Un procès qui s'éternise

Des preuves présentées dans le cadre d'une procédure civile engagée peu après les attentats ont montré que les services de renseignement indiens avaient prévenu Colombo des attentats 17 jours plus tôt, mais que les autorités n'avaient pas agi.

Le président de l'époque Maithripala Sirisena et ses collaborateurs ont été condamnés à verser 310 millions de roupies (environ 910'000 francs) d'indemnités aux victimes et à leurs proches. Mais la décision n'a pas encore été pleinement appliquée, car Maithripala Sirisena a fait appel.

Avocat de plusieurs victimes, Suren Perera estime dans un reportage de La Matinale que cette condamnation n'est pas suffisante: "Cinq ans plus tard, nous sommes toujours au même stade. Le procès a été retardé. Qui dit justice retardée, dit justice niée. Je ne vois pas de réponses dans un futur proche, c'est très frustrant."

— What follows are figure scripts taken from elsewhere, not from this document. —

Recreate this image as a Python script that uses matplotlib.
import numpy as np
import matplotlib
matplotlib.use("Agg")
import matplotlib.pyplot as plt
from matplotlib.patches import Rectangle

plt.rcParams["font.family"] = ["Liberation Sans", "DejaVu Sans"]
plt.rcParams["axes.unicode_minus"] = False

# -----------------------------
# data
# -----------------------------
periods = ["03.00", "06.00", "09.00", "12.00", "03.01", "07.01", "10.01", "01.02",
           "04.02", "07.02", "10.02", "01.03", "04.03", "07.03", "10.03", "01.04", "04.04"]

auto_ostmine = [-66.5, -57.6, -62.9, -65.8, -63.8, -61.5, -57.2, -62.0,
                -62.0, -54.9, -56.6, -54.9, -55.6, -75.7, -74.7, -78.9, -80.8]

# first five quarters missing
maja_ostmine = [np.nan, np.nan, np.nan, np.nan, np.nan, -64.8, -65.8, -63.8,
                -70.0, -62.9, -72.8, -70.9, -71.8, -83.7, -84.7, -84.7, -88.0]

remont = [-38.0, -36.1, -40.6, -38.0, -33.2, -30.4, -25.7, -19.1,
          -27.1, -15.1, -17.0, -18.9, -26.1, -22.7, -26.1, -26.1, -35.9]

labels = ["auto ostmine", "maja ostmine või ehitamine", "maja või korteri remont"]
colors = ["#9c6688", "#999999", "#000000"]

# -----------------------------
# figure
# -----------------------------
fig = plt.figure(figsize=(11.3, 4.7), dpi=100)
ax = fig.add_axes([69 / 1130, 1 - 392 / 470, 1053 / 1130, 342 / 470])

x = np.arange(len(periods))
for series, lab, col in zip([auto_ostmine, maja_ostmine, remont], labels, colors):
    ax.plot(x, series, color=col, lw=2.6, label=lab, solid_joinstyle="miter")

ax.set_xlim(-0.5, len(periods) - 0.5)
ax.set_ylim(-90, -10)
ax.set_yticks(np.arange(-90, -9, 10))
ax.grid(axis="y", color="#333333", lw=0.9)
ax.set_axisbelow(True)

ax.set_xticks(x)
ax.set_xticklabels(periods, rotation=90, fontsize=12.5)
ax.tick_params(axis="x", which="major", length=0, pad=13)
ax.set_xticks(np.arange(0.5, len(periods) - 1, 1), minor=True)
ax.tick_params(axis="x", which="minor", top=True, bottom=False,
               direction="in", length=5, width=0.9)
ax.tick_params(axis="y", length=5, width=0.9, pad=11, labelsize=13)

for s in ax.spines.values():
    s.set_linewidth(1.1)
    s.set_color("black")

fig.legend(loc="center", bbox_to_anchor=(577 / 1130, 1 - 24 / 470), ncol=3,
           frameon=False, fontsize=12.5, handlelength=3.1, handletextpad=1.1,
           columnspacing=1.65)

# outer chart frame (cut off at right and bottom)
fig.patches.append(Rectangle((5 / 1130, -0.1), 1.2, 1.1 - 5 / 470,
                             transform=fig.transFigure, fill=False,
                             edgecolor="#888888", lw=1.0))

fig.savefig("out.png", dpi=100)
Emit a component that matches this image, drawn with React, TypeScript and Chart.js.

Le 21 avril 2019, Malaka Shalindi a perdu son père dans l'attaque de l'église Saint-Antoine, dont les cloches ont retenti dimanche en souvenir de cette heure tragique. "Même si cinq ans ont passé, penser qu'il n'est plus là me dévaste toujours autant. C'est pathétique de savoir que la justice n'a toujours pas fait son travail. La seule chose que je sais, c'est qu'on a perdu notre père", confie-t-elle à la RTS.